Wildland firefighters don’t do a lot of actual firefighting in Kahlil Hudson’s new film “Wildland.”
“There’s no glory in this job,” says Ed Floate, a wildland trainer near the halfway point of the hour-long documentary. “A lot of firefighters never get in a real nasty fire.”
Hudson, who was born and raised in Juneau and is professor of film at Santa Fe’s Institute of American Indian Arts, said that’s one surprising reality of firefighter life he learned co-producing and co-directing a documentary about those who suppress wildfires.
Instead of constantly battling blazes, Hudson said there’s hours of backbreaking, preventative work.
“The work kind of surprised me with how strenuous it is,” Hudson told the Capital City Weekly ahead of the movie’s Oct. 29 premier on PBS. “One day, for 14 or 16 hours, you’re carrying brush up and down a slope, and you’re picking up these huge armfuls of brush and depositing it somewhere.”
Hudson and Alex Jablonski, who co-produced and co-directed “Wildland,” both trained to be Type 2 Wildland firefighters for the movie in an effort to best capture what it’s like to be a Grayback Forestry crew member preventing and fighting forest fires in the Pacific Northwest.
“We tried to make an experiential film,” Hudson said. “We tried to make a film that’s as close to what the truth of what this life is like.”
Recently Hudson took some time to talk about the new movie, which he hopes will get a theatrical release in Juneau in the coming months, and answer questions about the hard work and hardened men in “Wildland.”
What made you want to make the film?
I like films that kind of portray under-represented people or under-represented stories, or show a world or subculture that you don’t see very often. When we set out to make this film, wildfire was in the news. They’re still in the news.
What was firefighter training like?
We became Type 2 firefighters, which involves classroom course work, but also practical field work, and kind of an endurance test. The training was fairly intense. You’re well-prepared for what to expect and how to respond when you’re on the line, but it didn’t prepare me for how intense the actual work was and doing the manual labor that’s involved. Some days you’re not actually doing any work. Some days you might be called up just to a staging area, where maybe you’re a couple of miles from the head of the fire, and you’re just kind of waiting until you’re needed.”
Did the trainees realize what they were getting into, did you?
I don’t think many of the rookies knew what was coming. I think they had these kind of grand ideas about what the experience was going to be like. I think it was still very difficult. I wasn’t ready for what it was like to be out there. It wasn’t just tedium and terror, it was also intense moments of tedium and terror and days and days of pretty strenuous work.
Were the trainees mostly open to being filmed?
There was a little apprehension at first. We certainly had to earn the trust of Mike Wheelock who runs the Grayback company. I think this was a misconception that this was a big production that was coming in to do a Hollywood treatment. We were shooting with big cameras, these are the same cameras they shoot “House of Cards” on or “The Hobbit” movies on. When the crew learned it was independently produced, and it was a passion project for Alex and I, I think it changed.

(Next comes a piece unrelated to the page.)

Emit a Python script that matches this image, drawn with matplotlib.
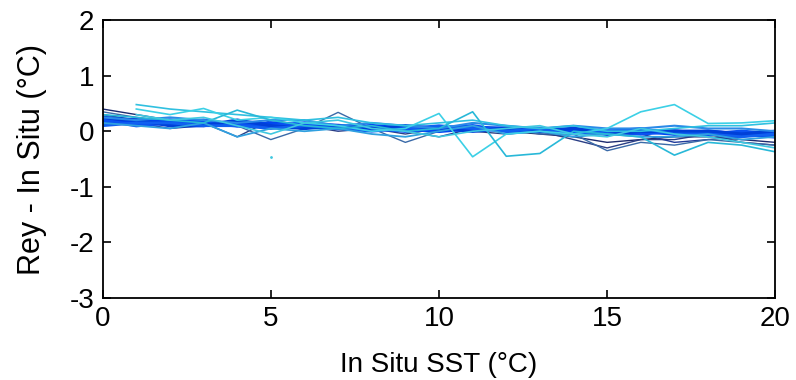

Were you surprised by the people who were interested in becoming wildland firefighters?
People ask us why we didn’t shoot hotshot crews, which are kind of like the Navy SEALS of fighting forest fires. They get paid a little more. Their lives are a little more together. We were looking to film with guys in their first year of the work. The Type 2 guys, the guys who are rookies, they’re coming into this work, which is seasonal, from very disparate places. You get guys who are fresh out of prison, and then you get guys who are fresh out of college. That’s really what we were most interested in, telling the stories of guys who were trying to figure out what’s next.
Why should people watch “Wildland?”
People should watch Wildland because it’s about what it’s like to be a Wildland firefighter in a way that I feel like hasn’t really been shown before. We tried to make an experiential film. We tried to make a film that’s as close to what the truth of what this life is like.
How to watch it
“Wildland” will air 6 p.m. Monday, Oct. 29 as part of the new season of Independent Lens series. The movie will then be available for streaming online beginning Oct. 30. Hudson said the film will have a theatrical release in January, and he hopes it will be shown in Juneau.